What you are asked to do: Set down each line of the data below exactly as it stands, dropping the pictures.

━━ Given information ━━

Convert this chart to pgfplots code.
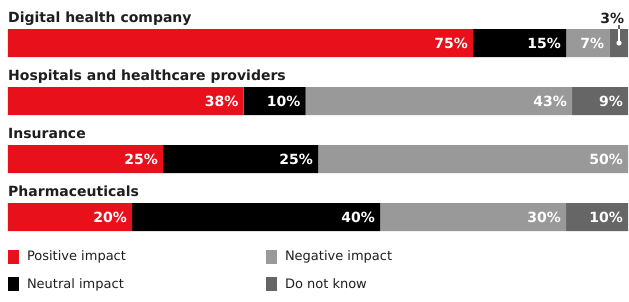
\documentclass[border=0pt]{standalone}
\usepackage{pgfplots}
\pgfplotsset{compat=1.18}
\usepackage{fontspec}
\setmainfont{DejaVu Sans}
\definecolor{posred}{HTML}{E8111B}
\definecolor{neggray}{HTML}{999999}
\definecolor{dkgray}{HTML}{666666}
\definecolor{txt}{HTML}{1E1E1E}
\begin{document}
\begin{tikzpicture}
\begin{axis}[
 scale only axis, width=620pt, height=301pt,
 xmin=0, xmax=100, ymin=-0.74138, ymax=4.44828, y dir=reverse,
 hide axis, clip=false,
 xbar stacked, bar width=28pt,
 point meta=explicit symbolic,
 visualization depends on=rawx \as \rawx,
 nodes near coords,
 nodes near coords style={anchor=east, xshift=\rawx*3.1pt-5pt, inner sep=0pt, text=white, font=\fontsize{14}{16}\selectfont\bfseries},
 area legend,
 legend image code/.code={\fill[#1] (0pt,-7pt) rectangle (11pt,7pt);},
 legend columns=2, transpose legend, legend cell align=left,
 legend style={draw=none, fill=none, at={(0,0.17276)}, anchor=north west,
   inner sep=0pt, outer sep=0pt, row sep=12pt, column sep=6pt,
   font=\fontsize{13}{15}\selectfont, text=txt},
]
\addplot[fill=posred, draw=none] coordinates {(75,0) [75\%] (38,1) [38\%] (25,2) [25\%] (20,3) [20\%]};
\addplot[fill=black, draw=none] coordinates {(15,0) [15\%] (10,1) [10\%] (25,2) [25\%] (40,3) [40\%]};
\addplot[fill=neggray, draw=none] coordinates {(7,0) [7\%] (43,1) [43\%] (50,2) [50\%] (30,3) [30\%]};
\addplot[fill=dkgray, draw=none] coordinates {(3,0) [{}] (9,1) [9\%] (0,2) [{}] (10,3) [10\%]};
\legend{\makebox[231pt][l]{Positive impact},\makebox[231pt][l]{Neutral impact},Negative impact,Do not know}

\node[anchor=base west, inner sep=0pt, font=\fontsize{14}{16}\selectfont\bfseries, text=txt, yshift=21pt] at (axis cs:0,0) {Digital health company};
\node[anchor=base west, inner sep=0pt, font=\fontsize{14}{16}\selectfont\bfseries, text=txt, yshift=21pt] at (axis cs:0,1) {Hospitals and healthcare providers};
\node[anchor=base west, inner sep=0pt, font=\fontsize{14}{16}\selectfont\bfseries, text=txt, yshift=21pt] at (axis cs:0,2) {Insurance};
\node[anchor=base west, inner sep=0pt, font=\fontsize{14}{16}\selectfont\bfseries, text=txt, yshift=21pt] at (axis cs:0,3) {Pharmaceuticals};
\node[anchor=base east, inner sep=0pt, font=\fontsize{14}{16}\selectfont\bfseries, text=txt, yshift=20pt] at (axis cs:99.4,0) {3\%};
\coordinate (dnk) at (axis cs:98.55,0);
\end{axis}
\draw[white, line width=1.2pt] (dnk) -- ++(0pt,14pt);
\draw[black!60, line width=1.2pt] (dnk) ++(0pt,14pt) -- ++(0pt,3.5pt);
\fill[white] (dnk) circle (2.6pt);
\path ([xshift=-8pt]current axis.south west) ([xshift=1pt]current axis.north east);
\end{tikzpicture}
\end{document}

━━━

Output for this task:
Convert this chart to pgfplots code.
\documentclass[border=0pt]{standalone}
\usepackage{pgfplots}
\pgfplotsset{compat=1.18}
\usepackage{fontspec}
\setmainfont{DejaVu Sans}
\definecolor{posred}{HTML}{E8111B}
\definecolor{neggray}{HTML}{999999}
\definecolor{dkgray}{HTML}{666666}
\definecolor{txt}{HTML}{1E1E1E}
\begin{document}
\begin{tikzpicture}
\begin{axis}[
 scale only axis, width=620pt, height=301pt,
 xmin=0, xmax=100, ymin=-0.74138, ymax=4.44828, y dir=reverse,
 hide axis, clip=false,
 xbar stacked, bar width=28pt,
 point meta=explicit symbolic,
 visualization depends on=rawx \as \rawx,
 nodes near coords,
 nodes near coords style={anchor=east, xshift=\rawx*3.1pt-5pt, inner sep=0pt, text=white, font=\fontsize{14}{16}\selectfont\bfseries},
 area legend,
 legend image code/.code={\fill[#1] (0pt,-7pt) rectangle (11pt,7pt);},
 legend columns=2, transpose legend, legend cell align=left,
 legend style={draw=none, fill=none, at={(0,0.17276)}, anchor=north west,
   inner sep=0pt, outer sep=0pt, row sep=12pt, column sep=6pt,
   font=\fontsize{13}{15}\selectfont, text=txt},
]
\addplot[fill=posred, draw=none] coordinates {(75,0) [75\%] (38,1) [38\%] (25,2) [25\%] (20,3) [20\%]};
\addplot[fill=black, draw=none] coordinates {(15,0) [15\%] (10,1) [10\%] (25,2) [25\%] (40,3) [40\%]};
\addplot[fill=neggray, draw=none] coordinates {(7,0) [7\%] (43,1) [43\%] (50,2) [50\%] (30,3) [30\%]};
\addplot[fill=dkgray, draw=none] coordinates {(3,0) [{}] (9,1) [9\%] (0,2) [{}] (10,3) [10\%]};
\legend{\makebox[231pt][l]{Positive impact},\makebox[231pt][l]{Neutral impact},Negative impact,Do not know}

\node[anchor=base west, inner sep=0pt, font=\fontsize{14}{16}\selectfont\bfseries, text=txt, yshift=21pt] at (axis cs:0,0) {Digital health company};
\node[anchor=base west, inner sep=0pt, font=\fontsize{14}{16}\selectfont\bfseries, text=txt, yshift=21pt] at (axis cs:0,1) {Hospitals and healthcare providers};
\node[anchor=base west, inner sep=0pt, font=\fontsize{14}{16}\selectfont\bfseries, text=txt, yshift=21pt] at (axis cs:0,2) {Insurance};
\node[anchor=base west, inner sep=0pt, font=\fontsize{14}{16}\selectfont\bfseries, text=txt, yshift=21pt] at (axis cs:0,3) {Pharmaceuticals};
\node[anchor=base east, inner sep=0pt, font=\fontsize{14}{16}\selectfont\bfseries, text=txt, yshift=20pt] at (axis cs:99.4,0) {3\%};
\coordinate (dnk) at (axis cs:98.55,0);
\end{axis}
\draw[white, line width=1.2pt] (dnk) -- ++(0pt,14pt);
\draw[black!60, line width=1.2pt] (dnk) ++(0pt,14pt) -- ++(0pt,3.5pt);
\fill[white] (dnk) circle (2.6pt);
\path ([xshift=-8pt]current axis.south west) ([xshift=1pt]current axis.north east);
\end{tikzpicture}
\end{document}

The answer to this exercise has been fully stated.